CommentaireLes rois du tabac restent sans gêne à Berne
Cette année Philip Morris a contribué pour des dizaines de milliers de francs pour la campagne de l’UDC et du PLR. Pour gagner du temps.
- par
- Eric Felley
Selon un article paru dans «24 heures» ce vendredi, le cigarettier Philip Morris International a fait des dons de 35 000 francs cette année à l’UDC et au PLR, à leurs demandes, pour financer leurs campagnes. C’est l’application de la nouvelle loi sur la transparence du financement des partis qui a permis de tracer cet argent. Selon les précisions du cigarettier lui-même, c’est la première fois depuis une vingtaine d’années qu’il a mis sa main à la poche pour soutenir des partis.
Alors pourquoi cette année? Pourquoi agir ainsi, sachant que la transparence est de mise dorénavant pour les dons de plus de 15 000 francs? Certains commentaires sur les réseaux sociaux n’hésitent pas à parler de «corruption» des partis par l’argent du tabac. Mais le terme de «corruption» n’est jamais bien perçu dans la Berne fédérale, il s’agit simplement de lobbyisme, que l’on peut qualifier d’intensif dans le domaine du tabac.
Le «couac» devant le peuple
À Berne, cela fait huit ans que les Chambres fédérales traitent de la loi sur les produits du tabac où les tenants d’une politique sanitaire se heurtent aux intérêts des cigarettiers. Leur influence ne date donc pas d’aujourd’hui. Ces huit années ont toutefois été marquées par un «couac» devant le peuple. Celui-ci a accepté le 13 février 2022 l’initiative qui vise à protéger les jeunes de la publicité du tabac. Le Parlement, malgré lui, est donc en train de modifier la loi pour répondre à la décision populaire.

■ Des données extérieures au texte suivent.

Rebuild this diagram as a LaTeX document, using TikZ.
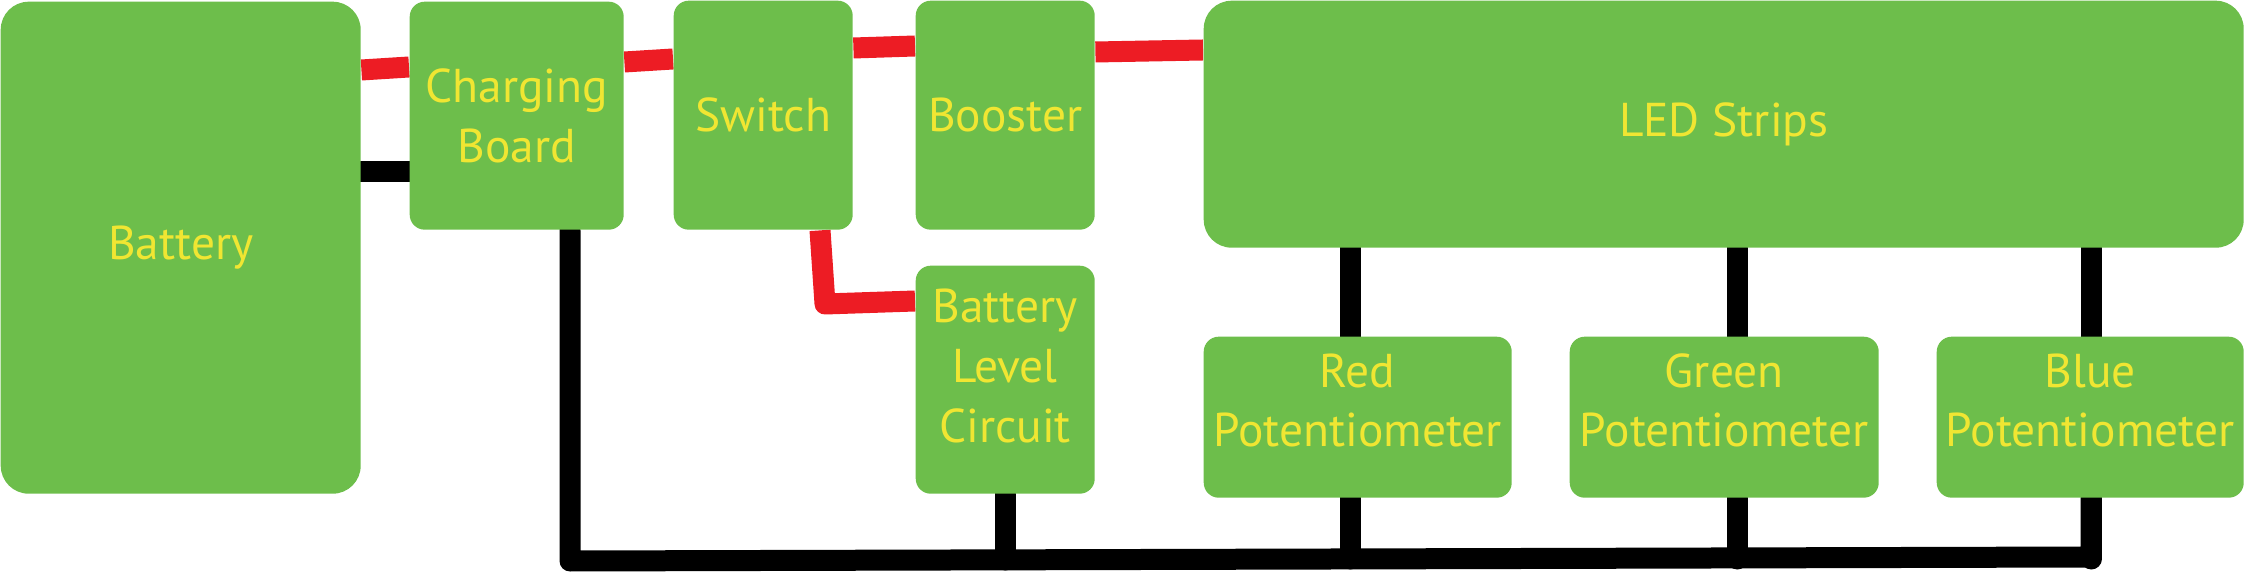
\documentclass[tikz,border=0pt]{standalone}
\usepackage{fontspec}
\setmainfont{PT Sans}
\usetikzlibrary{backgrounds}
\definecolor{boardgreen}{RGB}{109,190,75}
\definecolor{labelyellow}{RGB}{240,230,50}
\definecolor{wirered}{RGB}{237,28,36}
\newcommand{\WireWidth}{2.1mm}
\newcommand{\BigRadius}{2.8mm}
\newcommand{\SmallRadius}{1.5mm}
\tikzset{
  block/.style={
    rectangle, anchor=north west, inner sep=0pt, fill=boardgreen,
    rounded corners=\SmallRadius, text=labelyellow, align=center,
    font=\fontsize{13.5}{17}\selectfont
  },
  bigblock/.style={block, rounded corners=\BigRadius},
  lowtext/.style={text depth=#1},
  wirepos/.style={draw=wirered, line width=\WireWidth, line join=round},
  wireneg/.style={draw=black, line width=\WireWidth, line join=round, line cap=round}
}

\begin{document}
\begin{tikzpicture}[x=0.1mm,y=-0.1mm]
  \useasboundingbox (0,0) rectangle (2245,572);

  \node[bigblock, minimum width=36mm, minimum height=49.2mm] (battery) at (0,1) {Battery};
  \node[block, minimum width=21.4mm, minimum height=22.8mm] (charging) at (409,1) {Charging\\Board};
  \node[block, minimum width=17.9mm, minimum height=22.9mm] (switch) at (673,0) {Switch};
  \node[block, minimum width=17.9mm, minimum height=22.9mm] (booster) at (915,0) {Booster};
  \node[block, minimum width=17.9mm, minimum height=22.8mm, lowtext=2.8mm] (batlevel) at (915,265) {Battery\\Level\\Circuit};
  \node[bigblock, minimum width=104mm, minimum height=24.7mm] (led) at (1203,0) {LED Strips};
  \node[block, minimum width=30.8mm, minimum height=16.1mm, lowtext=3.4mm] (redpot) at (1203,336) {Red\\Potentiometer};
  \node[block, minimum width=30.9mm, minimum height=16.1mm, lowtext=3.4mm] (greenpot) at (1569,336) {Green\\Potentiometer};
  \node[block, minimum width=30.7mm, minimum height=16.1mm, lowtext=3.4mm] (bluepot) at (1936,336) {Blue\\Potentiometer};

  \coordinate (swbend) at (825,304);
  \coordinate (gndstart) at (570,561);
  \coordinate (gndend) at (2091,557);

  \begin{scope}[on background layer]
    \draw[wirepos] (battery.east |- 0,70) -- (charging.west |- 0,67);
    \draw[wirepos] (charging.east |- 0,62) -- (switch.west |- 0,59);
    \draw[wirepos] (switch.east |- 0,48) -- (booster.west |- 0,46);
    \draw[wirepos] (booster.east |- 0,52) -- (led.west |- 0,50);
    \draw[wirepos] (switch.south -| 820,0) -- (swbend) -- (batlevel.west |- 0,301);

    \draw[wireneg] (battery.east |- 0,172) -- (charging.west |- 0,172);
    \draw[wireneg] (charging.south -| gndstart) -- (gndstart) -- (gndend) -- (bluepot.south -| gndend);
    \draw[wireneg] (batlevel.south -| 1005,0) -- (1005,560);
    \foreach \pot/\tx in {redpot/1350, greenpot/1737, bluepot/2091} {
      \draw[wireneg] (led.south -| \tx,0) -- (\pot.north -| \tx,0);
      \draw[wireneg] (\pot.south -| \tx,0) -- (\tx,559);
    }
  \end{scope}
\end{tikzpicture}
\end{document}
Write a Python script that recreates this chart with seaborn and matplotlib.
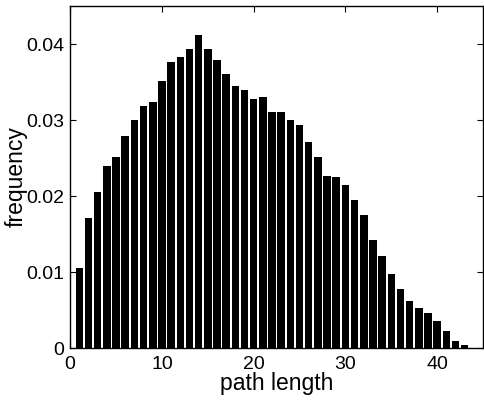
import matplotlib
matplotlib.use("Agg")
import matplotlib.pyplot as plt
import numpy as np
import seaborn as sns

# path length bins and their observed frequencies
path_length = list(range(1, 44))
frequency = [
    0.0105, 0.0171, 0.0205, 0.0240, 0.0252, 0.0279, 0.0300, 0.0319, 0.0324, 0.0351,
    0.0376, 0.0383, 0.0393, 0.0412, 0.0394, 0.0379, 0.0361, 0.0345, 0.0339, 0.0328,
    0.0330, 0.0311, 0.0310, 0.0300, 0.0293, 0.0271, 0.0252, 0.0226, 0.0225, 0.0215,
    0.0195, 0.0175, 0.0142, 0.0121, 0.0098, 0.0078, 0.0062, 0.0053, 0.0046, 0.0036,
    0.0023, 0.0009, 0.0004,
]
x_ticks = [0, 10, 20, 30, 40]
y_ticks = [0, 0.01, 0.02, 0.03, 0.04]
y_tick_labels = ["0", "0.01", "0.02", "0.03", "0.04"]

sns.set_style("ticks", {"text.color": "black", "axes.labelcolor": "black",
                        "xtick.color": "black", "ytick.color": "black"})
plt.rcParams["font.family"] = ["Liberation Sans", "DejaVu Sans"]

fig = plt.figure(figsize=(4.84, 4.01), dpi=100)
ax = fig.add_axes([0.145, 0.132, 0.853, 0.853])

sns.barplot(
    x=path_length,
    y=frequency,
    native_scale=True,
    color="black",
    saturation=1,
    width=0.82,
    linewidth=0,
    ax=ax,
)

ax.set_xlim(0, 45)
ax.set_ylim(0, 0.045)
ax.set_xticks(x_ticks)
ax.set_xticklabels([str(t) for t in x_ticks])
ax.set_yticks(y_ticks)
ax.set_yticklabels(y_tick_labels)
ax.tick_params(axis="both", direction="in", length=4, width=0.8, labelsize=14,
               top=True, right=True, colors="black")
ax.tick_params(axis="x", pad=6)
ax.tick_params(axis="y", pad=4)
for side in ["top", "right", "left", "bottom"]:
    ax.spines[side].set_visible(True)
    ax.spines[side].set_color("black")
    ax.spines[side].set_linewidth(1.0)

ax.set_xlabel("path length", fontsize=16.5, color="black")
ax.set_ylabel("frequency", fontsize=16.5, color="black")
ax.xaxis.set_label_coords(0.5, -0.07)
ax.yaxis.set_label_coords(-0.102, 0.5)

fig.savefig("out.png", dpi=100)
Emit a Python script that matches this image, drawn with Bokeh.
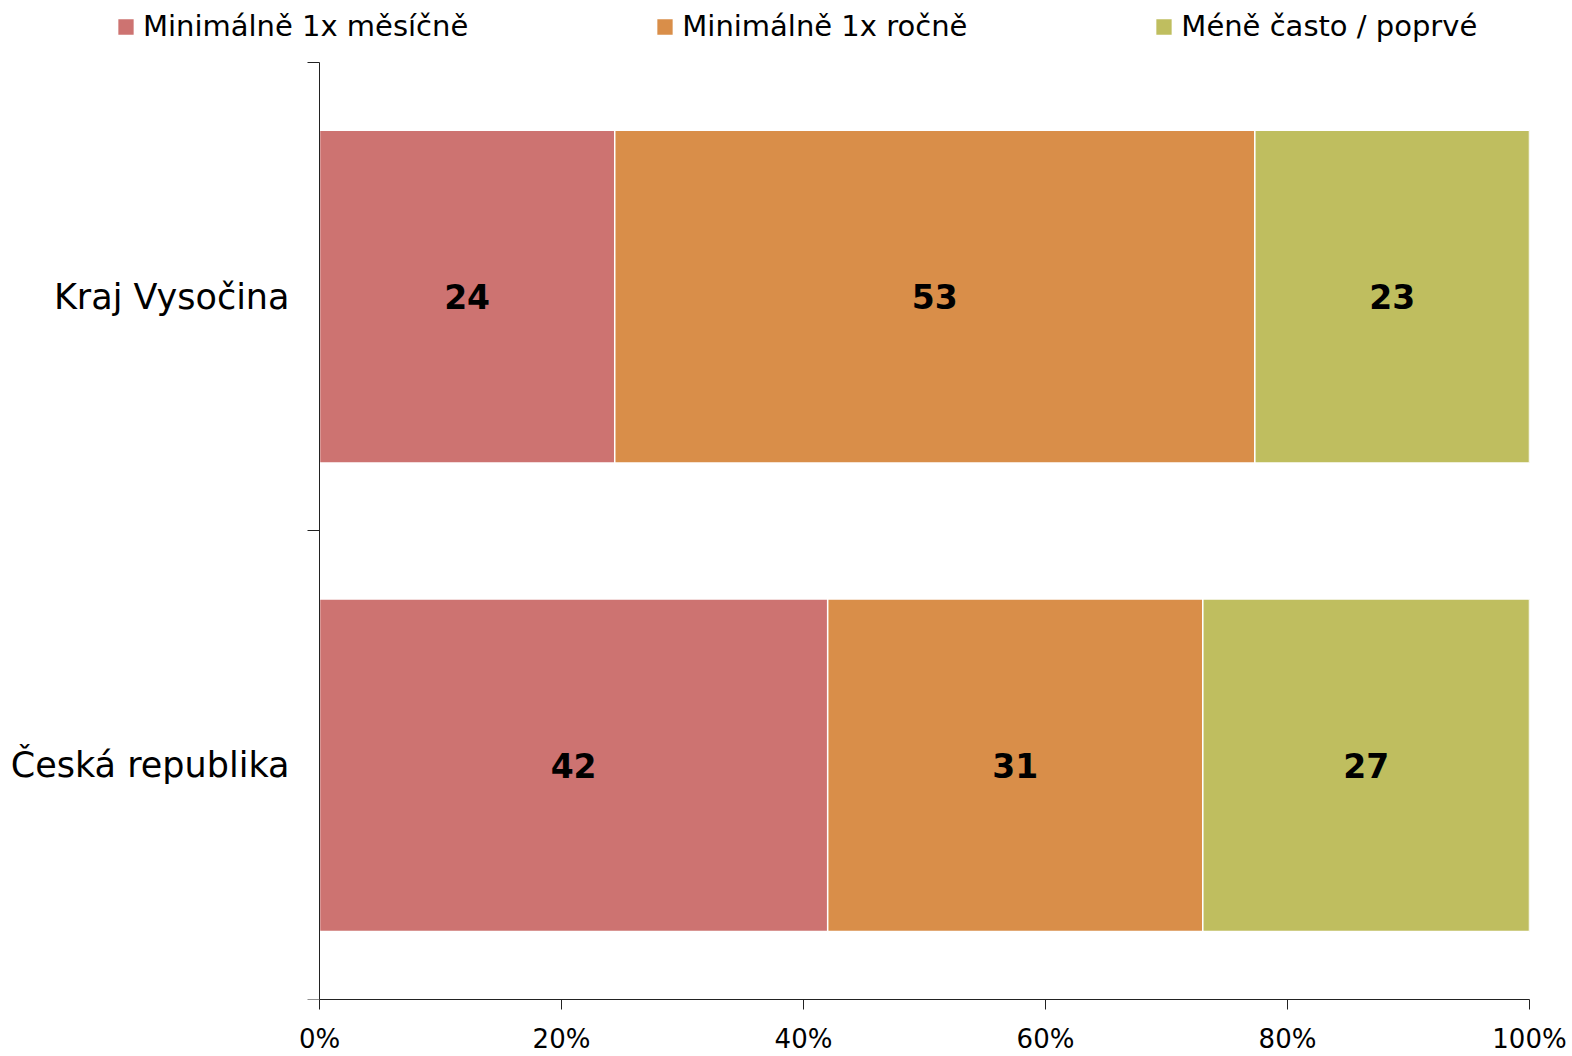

Cependant, dans sa première lecture, le Conseil des États a déjà tenté d’affaiblir au mois de septembre la mise en œuvre de l’initiative. Les sénateurs ont refusé d’interdire les vendeurs ambulants dans les lieux pouvant être fréquentés par des mineurs. ils ont conservé une exception pour la publicité des cigares et cigarillos et ils ont accepté une proposition visant à permettre la publicité dans des lieux, où les jeunes n’auraient pas accès, par exemple des carrés VIP dans les festivals ou les stades.
Gagner du temps
Cela n’étonnera personne que les élus de l’UDC et du PLR de la Chambre des cantons ont déjà voté ces exceptions au nom de la liberté de commerce. Le nouveau Parlement qui sortira des urnes le 22 octobre reprendra cet objet lors d’une prochaine session. S’il est encore plus à droite que l’actuel, nul doute que les débats vont prendre encore du temps et s’éterniser en divergences entre les deux chambres. C’est là, la grande force du lobby des cigarettiers depuis toutes ces années: ralentir les débats et repousser les décisions. La mise en œuvre de l’initiative n’est prévue que pour 2026.
La Suisse a signé la Convention de l’OMS pour la lutte antitabac en 2004, mais c’est le seul pays en Europe et un des rares dans le monde à ne pas l’avoir ratifié, c’est-à-dire qu’elle reste sans effet. Aujourd’hui près d’un tiers des jeunes entre 15 et 25 ans fume en Suisse. C’est énorme et inacceptable en termes de santé publique. Les 35 000 francs que Philip Morris International donne à l’UDC et au PLR sont en fait un encouragement à continuer comme ça.